The grocer last week unveiled plans to use click-and-collect to target new customers in central London, including non-food shoppers, while Morrisons chief executive Dalton Philips claimed there is £1bn of potential sales for the retailer in the capital.
Last week Tesco tested a click-and-collect service in a pop-up shop for its fashion brand F&F. Shoppers ordered goods from the temporary store, in London’s Covent Garden, via mobile devices and collected them at three Metro stores in central London last week.
Tesco is widening its offer in central London by allowing shoppers to browse clothing in the food stores. Customers scan a poster using their mobile phones to take them through to the Tesco clothing website.

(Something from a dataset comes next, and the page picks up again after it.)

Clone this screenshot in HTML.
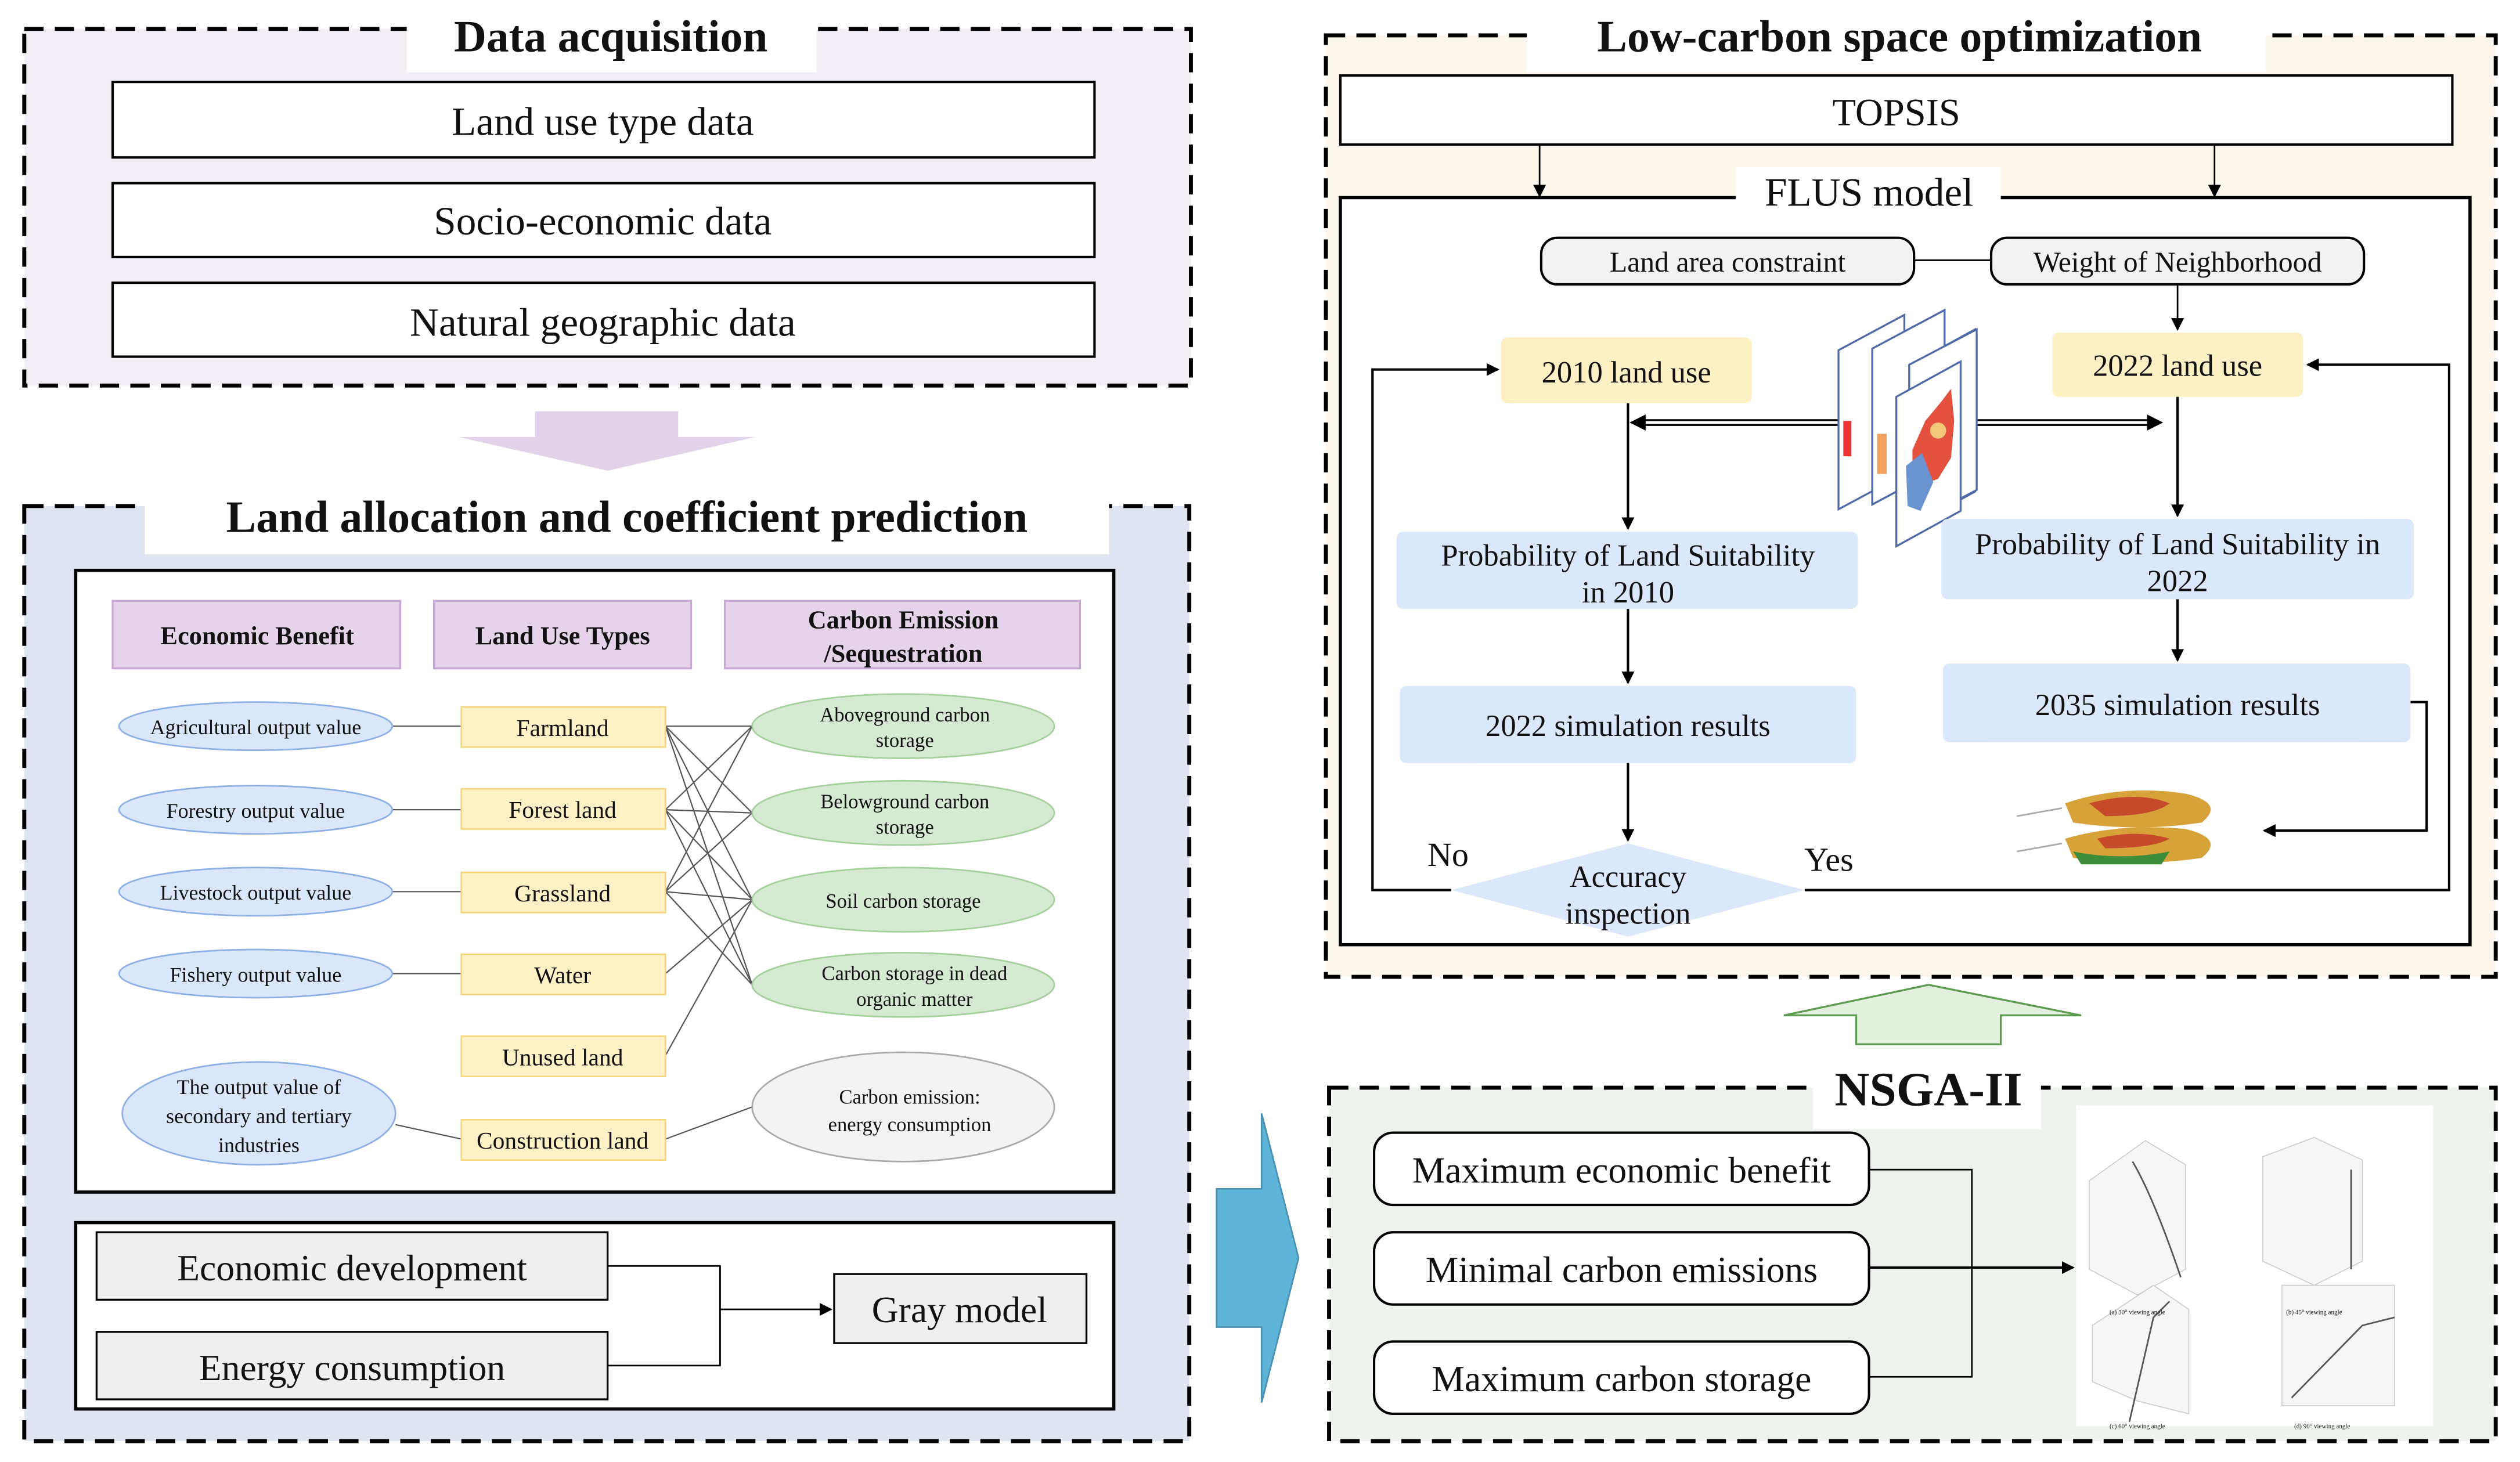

Tesco director for online clothing Emily Shamma said: “We have difficulty showcasing our fashion products in London because most of our stores are smaller. This allows Londoners to get used to click-and-collect.”
Shamma said London customers are not yet prolific users of click-and-collect.
Morrisons last week declared an assault on the Southeast, where it has been traditionally under-represented. The retailer believes its new Fresh Format stores offer an experience suited to an affluent demographic, carrying an increased fresh produce range and more counter services.
Morrisons grocer said it plans to increase its planned new space in the region by 60% in 2013/14, compared with 15% last year.
Philips believes expansion through the M Local convenience format will also increase its share in the capital. “If we have our fair share of market share in London, it would be another £1bn of sales,” he said.
German discounter Aldi is also targeting expansion in the region. It has a 183-location wish-list for stores in the Southeast and East Anglia that will complement its expanding estate, which has its roots in the Northwest and Midlands.